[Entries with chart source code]
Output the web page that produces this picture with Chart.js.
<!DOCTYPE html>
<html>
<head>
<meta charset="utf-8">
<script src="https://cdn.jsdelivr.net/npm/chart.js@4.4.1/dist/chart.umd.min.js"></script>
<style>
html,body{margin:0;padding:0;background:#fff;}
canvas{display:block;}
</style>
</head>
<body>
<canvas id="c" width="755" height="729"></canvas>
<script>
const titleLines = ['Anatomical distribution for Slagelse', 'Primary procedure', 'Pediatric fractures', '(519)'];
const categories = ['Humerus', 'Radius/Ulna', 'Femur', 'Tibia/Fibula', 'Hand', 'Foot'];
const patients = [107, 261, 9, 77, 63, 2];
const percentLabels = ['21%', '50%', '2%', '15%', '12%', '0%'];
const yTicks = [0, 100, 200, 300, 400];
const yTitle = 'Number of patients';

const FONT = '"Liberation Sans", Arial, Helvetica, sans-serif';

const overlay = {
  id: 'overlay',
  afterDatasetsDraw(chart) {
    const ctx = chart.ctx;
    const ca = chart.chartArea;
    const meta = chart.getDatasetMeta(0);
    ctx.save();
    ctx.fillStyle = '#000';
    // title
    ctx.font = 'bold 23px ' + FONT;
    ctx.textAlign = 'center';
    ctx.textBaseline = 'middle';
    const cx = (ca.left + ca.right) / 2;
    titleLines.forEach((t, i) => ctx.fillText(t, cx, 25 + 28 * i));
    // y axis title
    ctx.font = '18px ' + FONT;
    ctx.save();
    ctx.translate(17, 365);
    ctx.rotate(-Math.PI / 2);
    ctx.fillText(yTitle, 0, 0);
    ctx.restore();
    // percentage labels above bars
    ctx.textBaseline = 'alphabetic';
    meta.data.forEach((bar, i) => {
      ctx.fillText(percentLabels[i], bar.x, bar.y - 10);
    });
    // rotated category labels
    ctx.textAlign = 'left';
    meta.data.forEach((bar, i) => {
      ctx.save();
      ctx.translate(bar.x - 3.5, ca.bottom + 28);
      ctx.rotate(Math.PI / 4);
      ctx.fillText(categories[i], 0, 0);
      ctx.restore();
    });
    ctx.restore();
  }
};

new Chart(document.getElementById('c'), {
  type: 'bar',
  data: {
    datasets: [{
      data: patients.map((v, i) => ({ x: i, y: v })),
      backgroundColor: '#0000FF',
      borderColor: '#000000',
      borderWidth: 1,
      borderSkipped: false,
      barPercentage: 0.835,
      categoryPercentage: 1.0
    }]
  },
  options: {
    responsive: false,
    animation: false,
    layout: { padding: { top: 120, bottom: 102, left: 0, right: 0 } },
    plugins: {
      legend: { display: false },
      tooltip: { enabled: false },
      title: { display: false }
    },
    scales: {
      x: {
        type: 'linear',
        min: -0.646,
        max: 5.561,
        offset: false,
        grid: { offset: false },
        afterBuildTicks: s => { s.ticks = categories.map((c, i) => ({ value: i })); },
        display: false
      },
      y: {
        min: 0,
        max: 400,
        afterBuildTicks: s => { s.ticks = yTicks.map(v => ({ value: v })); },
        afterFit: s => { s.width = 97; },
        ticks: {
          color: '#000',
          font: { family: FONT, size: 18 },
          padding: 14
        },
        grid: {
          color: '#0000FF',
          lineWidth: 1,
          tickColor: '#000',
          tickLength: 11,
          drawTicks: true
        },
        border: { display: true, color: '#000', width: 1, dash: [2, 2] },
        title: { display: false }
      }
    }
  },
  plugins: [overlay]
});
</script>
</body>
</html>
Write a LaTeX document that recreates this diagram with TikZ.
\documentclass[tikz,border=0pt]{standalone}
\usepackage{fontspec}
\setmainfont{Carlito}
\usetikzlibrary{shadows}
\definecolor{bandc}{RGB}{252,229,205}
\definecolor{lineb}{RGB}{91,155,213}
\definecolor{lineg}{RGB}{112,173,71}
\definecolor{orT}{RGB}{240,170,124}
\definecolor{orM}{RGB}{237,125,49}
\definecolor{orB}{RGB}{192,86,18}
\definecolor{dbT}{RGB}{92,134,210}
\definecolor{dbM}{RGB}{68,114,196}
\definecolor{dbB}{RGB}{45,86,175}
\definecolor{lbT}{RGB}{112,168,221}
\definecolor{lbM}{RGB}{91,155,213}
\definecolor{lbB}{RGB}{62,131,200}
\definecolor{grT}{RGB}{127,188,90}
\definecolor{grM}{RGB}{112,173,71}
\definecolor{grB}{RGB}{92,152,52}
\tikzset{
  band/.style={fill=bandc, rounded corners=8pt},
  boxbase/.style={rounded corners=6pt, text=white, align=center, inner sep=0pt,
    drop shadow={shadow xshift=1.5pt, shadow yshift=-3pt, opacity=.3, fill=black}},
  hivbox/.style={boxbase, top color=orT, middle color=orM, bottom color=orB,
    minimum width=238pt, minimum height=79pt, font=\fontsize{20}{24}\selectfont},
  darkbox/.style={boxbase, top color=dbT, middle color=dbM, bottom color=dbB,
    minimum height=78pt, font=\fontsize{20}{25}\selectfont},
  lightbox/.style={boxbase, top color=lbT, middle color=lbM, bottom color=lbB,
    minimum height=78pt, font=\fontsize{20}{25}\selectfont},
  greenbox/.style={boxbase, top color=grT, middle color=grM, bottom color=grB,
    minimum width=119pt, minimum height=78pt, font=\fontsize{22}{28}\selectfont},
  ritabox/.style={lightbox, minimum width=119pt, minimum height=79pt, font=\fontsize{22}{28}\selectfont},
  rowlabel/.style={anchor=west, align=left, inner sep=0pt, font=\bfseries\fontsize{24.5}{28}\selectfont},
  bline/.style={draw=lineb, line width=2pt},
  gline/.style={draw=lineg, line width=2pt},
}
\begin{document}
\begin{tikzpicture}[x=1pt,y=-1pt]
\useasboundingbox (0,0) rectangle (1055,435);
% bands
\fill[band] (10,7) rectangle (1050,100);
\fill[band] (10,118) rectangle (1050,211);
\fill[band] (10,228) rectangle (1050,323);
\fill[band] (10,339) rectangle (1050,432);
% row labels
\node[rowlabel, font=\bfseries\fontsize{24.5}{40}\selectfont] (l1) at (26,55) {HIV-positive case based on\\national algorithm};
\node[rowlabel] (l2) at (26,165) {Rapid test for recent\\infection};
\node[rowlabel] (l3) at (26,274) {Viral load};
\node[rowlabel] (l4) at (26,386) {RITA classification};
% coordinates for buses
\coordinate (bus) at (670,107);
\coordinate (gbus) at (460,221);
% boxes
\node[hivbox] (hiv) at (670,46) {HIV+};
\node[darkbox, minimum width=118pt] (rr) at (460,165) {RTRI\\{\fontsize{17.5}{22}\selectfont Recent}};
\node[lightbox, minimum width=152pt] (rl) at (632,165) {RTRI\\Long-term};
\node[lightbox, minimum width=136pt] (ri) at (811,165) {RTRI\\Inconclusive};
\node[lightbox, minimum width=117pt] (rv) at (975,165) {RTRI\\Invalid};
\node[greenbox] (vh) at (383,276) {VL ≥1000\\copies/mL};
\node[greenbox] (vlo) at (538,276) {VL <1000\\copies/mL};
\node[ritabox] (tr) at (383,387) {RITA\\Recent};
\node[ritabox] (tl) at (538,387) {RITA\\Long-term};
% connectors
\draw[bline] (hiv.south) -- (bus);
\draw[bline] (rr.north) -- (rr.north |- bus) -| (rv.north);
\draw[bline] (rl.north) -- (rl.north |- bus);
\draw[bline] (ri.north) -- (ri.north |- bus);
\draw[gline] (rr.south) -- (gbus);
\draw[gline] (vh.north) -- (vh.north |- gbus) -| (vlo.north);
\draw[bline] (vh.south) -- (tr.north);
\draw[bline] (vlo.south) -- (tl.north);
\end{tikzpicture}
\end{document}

- _Exercise_
Copy out only the lines running from the beginning of the data to the line with "Arial, Helvetica, sans-serif';", both ends included.

- _Task response_
Output the web page that produces this picture with Chart.js.
<!DOCTYPE html>
<html>
<head>
<meta charset="utf-8">
<script src="https://cdn.jsdelivr.net/npm/chart.js@4.4.1/dist/chart.umd.min.js"></script>
<style>
html,body{margin:0;padding:0;background:#fff;}
canvas{display:block;}
</style>
</head>
<body>
<canvas id="c" width="755" height="729"></canvas>
<script>
const titleLines = ['Anatomical distribution for Slagelse', 'Primary procedure', 'Pediatric fractures', '(519)'];
const categories = ['Humerus', 'Radius/Ulna', 'Femur', 'Tibia/Fibula', 'Hand', 'Foot'];
const patients = [107, 261, 9, 77, 63, 2];
const percentLabels = ['21%', '50%', '2%', '15%', '12%', '0%'];
const yTicks = [0, 100, 200, 300, 400];
const yTitle = 'Number of patients';

const FONT = '"Liberation Sans", Arial, Helvetica, sans-serif';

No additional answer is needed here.